╔══

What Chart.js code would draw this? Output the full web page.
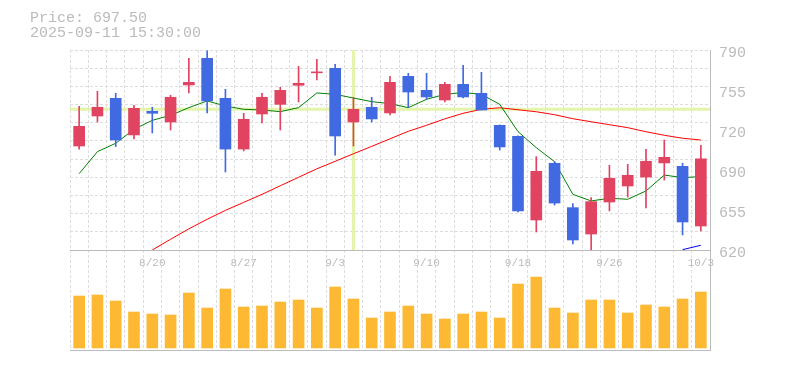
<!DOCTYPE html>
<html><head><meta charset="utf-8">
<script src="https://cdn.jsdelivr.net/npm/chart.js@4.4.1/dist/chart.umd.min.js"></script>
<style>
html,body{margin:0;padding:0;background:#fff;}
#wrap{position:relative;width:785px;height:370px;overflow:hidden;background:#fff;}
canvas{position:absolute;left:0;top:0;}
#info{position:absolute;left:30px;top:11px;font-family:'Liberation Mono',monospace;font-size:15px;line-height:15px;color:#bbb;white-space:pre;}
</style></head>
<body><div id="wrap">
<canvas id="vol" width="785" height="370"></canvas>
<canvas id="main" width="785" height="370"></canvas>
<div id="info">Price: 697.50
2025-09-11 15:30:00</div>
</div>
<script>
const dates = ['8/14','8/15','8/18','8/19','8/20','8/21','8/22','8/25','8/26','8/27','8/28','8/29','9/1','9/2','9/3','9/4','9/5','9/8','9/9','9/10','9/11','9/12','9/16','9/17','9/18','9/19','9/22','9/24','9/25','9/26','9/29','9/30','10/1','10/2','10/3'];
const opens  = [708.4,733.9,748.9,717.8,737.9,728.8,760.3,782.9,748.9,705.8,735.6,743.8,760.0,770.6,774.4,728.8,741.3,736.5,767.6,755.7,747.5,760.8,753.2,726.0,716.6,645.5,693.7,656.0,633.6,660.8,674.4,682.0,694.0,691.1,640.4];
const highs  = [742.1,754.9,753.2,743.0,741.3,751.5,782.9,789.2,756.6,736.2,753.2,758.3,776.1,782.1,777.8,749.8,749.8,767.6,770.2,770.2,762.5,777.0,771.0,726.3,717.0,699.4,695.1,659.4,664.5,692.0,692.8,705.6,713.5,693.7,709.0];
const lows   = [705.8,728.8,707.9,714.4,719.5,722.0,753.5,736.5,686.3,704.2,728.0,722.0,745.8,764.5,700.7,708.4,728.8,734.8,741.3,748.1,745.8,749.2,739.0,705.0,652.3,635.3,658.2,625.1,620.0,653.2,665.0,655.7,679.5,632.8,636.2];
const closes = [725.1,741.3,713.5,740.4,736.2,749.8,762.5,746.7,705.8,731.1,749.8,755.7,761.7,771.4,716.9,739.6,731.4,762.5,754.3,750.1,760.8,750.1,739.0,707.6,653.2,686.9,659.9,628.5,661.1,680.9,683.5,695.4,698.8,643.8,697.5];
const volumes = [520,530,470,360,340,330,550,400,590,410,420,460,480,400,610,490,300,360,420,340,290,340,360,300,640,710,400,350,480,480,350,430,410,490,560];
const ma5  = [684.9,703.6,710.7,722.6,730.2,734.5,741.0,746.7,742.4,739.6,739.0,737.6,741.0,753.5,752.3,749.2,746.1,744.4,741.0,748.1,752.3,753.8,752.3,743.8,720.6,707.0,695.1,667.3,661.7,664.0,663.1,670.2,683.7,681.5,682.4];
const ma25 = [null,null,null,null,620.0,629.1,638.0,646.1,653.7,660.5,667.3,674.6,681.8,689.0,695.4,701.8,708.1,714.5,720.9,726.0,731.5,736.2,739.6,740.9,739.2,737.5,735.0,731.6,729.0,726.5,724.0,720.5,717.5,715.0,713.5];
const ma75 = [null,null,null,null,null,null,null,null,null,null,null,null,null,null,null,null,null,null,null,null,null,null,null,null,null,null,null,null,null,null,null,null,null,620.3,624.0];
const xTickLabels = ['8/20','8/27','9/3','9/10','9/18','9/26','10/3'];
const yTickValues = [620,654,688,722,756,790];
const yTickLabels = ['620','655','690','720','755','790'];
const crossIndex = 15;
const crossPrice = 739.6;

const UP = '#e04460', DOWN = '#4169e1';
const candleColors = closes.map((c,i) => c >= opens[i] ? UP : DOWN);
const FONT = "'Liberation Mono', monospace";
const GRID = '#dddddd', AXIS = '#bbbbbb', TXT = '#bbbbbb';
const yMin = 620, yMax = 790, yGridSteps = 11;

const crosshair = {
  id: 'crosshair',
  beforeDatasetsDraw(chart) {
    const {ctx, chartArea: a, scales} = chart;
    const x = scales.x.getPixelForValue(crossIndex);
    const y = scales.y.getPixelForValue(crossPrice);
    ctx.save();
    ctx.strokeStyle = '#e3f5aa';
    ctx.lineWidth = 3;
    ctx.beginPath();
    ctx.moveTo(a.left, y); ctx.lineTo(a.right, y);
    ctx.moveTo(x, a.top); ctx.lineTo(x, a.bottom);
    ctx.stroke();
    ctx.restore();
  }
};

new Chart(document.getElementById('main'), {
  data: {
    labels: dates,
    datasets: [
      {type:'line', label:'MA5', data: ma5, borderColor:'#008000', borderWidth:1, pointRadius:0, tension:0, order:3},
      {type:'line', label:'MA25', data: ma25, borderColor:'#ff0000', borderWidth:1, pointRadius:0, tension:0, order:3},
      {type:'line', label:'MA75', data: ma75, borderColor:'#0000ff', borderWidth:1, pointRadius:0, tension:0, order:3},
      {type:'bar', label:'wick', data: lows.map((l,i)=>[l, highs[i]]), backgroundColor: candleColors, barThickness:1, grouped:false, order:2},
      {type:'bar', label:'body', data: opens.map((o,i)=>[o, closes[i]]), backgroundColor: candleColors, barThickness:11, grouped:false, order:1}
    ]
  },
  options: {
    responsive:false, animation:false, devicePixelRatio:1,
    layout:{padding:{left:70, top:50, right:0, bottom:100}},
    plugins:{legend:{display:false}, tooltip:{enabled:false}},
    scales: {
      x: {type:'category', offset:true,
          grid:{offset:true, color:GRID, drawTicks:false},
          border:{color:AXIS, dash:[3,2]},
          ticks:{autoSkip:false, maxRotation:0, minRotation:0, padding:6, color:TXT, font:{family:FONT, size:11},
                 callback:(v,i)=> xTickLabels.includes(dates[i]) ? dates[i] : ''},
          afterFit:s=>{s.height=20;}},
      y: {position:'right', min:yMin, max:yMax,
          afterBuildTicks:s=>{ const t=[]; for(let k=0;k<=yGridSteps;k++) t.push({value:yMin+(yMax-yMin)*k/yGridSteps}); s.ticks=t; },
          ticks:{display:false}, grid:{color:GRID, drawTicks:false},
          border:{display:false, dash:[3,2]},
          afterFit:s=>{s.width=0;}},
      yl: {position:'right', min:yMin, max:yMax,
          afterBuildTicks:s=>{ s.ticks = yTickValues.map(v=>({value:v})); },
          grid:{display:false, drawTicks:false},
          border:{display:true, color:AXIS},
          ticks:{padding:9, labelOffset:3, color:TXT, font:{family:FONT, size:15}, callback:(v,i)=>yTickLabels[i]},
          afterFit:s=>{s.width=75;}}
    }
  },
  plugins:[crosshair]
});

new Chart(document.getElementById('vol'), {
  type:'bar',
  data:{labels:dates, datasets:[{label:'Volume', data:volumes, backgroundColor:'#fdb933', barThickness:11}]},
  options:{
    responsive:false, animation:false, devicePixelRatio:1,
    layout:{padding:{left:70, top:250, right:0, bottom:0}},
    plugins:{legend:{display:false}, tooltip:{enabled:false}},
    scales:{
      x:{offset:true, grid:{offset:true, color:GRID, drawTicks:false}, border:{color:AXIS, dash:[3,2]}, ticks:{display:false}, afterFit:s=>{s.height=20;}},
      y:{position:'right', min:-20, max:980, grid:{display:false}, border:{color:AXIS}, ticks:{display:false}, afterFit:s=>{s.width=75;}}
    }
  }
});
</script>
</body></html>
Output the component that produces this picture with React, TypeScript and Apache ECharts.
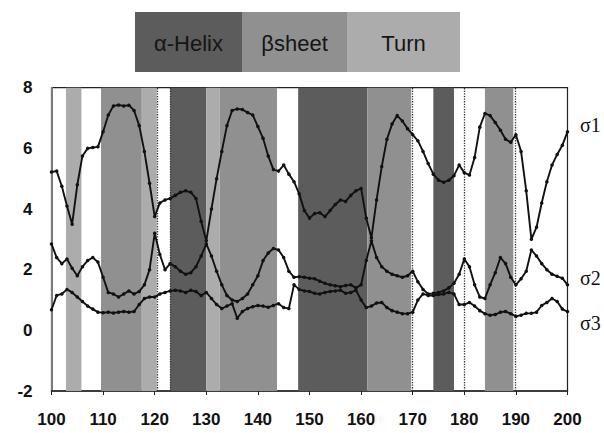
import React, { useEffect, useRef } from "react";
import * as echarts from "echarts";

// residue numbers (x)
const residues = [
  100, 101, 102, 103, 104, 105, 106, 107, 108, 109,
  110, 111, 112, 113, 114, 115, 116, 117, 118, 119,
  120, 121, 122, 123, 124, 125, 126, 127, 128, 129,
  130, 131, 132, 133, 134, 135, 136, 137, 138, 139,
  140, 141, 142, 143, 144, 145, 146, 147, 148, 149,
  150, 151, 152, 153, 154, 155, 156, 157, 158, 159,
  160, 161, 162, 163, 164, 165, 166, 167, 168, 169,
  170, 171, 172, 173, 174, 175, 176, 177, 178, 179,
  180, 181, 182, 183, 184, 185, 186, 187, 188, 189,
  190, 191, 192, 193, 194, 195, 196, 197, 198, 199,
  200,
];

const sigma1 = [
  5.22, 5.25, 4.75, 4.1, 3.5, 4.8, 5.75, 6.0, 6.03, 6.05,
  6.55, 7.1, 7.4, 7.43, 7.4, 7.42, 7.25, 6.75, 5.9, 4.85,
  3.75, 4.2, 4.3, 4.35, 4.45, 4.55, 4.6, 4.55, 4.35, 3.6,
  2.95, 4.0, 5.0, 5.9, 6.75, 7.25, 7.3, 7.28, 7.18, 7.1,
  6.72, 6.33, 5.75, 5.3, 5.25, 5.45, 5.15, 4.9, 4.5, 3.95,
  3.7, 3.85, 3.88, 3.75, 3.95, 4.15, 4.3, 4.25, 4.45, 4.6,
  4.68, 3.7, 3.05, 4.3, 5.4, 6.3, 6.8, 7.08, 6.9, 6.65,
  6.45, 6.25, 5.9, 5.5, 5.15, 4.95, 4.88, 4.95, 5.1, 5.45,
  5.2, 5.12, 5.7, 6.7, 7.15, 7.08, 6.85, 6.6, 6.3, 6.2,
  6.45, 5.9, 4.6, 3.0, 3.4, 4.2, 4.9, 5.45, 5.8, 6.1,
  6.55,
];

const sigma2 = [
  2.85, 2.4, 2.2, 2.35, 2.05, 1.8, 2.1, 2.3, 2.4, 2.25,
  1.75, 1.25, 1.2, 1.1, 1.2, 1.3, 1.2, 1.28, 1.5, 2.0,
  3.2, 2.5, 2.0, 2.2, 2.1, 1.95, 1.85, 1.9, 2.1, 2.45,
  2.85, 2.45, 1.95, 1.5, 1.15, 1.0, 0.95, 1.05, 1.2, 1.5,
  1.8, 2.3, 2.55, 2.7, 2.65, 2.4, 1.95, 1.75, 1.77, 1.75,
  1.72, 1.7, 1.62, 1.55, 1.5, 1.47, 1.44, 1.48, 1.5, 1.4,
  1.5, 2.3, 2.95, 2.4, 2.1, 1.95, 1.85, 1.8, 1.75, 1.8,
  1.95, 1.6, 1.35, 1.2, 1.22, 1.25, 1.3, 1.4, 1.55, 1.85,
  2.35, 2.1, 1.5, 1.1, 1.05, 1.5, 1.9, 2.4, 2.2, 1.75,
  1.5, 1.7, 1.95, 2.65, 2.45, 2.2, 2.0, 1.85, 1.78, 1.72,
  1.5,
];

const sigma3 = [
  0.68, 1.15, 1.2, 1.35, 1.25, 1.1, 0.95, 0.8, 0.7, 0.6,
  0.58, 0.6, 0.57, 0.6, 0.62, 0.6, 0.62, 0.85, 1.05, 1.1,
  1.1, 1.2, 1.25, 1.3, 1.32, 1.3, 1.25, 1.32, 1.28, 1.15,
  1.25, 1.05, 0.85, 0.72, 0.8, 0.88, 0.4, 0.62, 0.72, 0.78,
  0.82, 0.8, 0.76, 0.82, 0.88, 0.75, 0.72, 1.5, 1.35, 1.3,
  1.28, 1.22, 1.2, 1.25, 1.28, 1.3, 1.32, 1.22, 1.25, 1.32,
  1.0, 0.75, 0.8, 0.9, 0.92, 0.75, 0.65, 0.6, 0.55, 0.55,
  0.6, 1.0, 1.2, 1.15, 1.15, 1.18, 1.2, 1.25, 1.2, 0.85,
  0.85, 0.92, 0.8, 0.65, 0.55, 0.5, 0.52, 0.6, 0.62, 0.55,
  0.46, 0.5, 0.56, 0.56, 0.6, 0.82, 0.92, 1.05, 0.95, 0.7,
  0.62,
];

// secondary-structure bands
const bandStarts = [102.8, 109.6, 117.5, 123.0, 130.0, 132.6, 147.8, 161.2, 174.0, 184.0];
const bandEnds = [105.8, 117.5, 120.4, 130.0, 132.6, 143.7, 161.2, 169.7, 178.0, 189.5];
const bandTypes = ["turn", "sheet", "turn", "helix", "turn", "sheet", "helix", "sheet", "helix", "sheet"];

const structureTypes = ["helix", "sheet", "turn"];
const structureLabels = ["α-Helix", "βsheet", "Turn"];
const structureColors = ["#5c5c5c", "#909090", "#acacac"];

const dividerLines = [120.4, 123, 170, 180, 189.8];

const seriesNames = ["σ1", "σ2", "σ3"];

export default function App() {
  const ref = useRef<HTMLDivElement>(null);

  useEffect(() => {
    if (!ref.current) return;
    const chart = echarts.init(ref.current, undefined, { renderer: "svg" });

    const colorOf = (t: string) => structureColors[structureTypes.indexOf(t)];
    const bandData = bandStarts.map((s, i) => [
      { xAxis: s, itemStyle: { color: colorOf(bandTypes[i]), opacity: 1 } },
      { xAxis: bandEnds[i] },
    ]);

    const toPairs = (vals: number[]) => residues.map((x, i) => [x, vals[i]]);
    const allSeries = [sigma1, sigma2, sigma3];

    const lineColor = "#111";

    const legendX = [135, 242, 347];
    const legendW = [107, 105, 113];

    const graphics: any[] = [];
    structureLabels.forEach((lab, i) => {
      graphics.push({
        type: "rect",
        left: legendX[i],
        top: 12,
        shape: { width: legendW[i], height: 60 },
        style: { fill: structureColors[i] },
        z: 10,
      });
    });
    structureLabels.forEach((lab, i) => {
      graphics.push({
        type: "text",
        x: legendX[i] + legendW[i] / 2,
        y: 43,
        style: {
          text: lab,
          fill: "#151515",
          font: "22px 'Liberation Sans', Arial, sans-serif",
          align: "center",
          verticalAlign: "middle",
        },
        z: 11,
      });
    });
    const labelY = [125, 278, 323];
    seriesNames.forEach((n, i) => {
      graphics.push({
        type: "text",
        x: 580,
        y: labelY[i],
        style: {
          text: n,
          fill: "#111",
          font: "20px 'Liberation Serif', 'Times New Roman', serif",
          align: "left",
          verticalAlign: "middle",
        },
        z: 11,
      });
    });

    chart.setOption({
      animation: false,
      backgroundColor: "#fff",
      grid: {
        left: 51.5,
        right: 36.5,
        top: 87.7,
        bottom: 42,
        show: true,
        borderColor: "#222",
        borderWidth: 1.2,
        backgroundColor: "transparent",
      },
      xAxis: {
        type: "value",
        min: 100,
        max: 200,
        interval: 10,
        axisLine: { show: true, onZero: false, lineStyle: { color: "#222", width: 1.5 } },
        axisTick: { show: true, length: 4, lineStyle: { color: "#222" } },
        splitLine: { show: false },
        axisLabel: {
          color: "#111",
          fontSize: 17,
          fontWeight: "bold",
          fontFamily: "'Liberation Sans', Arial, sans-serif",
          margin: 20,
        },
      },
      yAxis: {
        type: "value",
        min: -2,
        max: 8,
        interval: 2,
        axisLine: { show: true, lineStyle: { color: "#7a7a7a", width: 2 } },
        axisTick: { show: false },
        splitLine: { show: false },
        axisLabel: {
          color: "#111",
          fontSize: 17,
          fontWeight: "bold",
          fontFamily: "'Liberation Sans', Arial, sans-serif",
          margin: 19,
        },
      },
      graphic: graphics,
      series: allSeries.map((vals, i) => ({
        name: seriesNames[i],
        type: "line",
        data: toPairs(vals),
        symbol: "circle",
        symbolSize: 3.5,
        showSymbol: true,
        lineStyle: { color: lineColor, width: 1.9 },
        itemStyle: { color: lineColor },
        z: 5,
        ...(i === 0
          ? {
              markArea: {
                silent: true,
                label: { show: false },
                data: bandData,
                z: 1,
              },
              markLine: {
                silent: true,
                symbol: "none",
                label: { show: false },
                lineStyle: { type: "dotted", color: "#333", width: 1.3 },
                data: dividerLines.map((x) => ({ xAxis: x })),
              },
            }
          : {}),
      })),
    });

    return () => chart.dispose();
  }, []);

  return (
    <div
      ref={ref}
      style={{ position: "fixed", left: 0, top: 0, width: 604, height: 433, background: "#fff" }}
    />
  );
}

╚══

▶ **Set problem**: Do not include pictures. Give again exactly the lines starting at the one with "Output the component" and ending at the one with "import * as", both included.

▶ **The response**:
Output the component that produces this picture with React, TypeScript and Apache ECharts.
import React, { useEffect, useRef } from "react";
import * as echarts from "echarts";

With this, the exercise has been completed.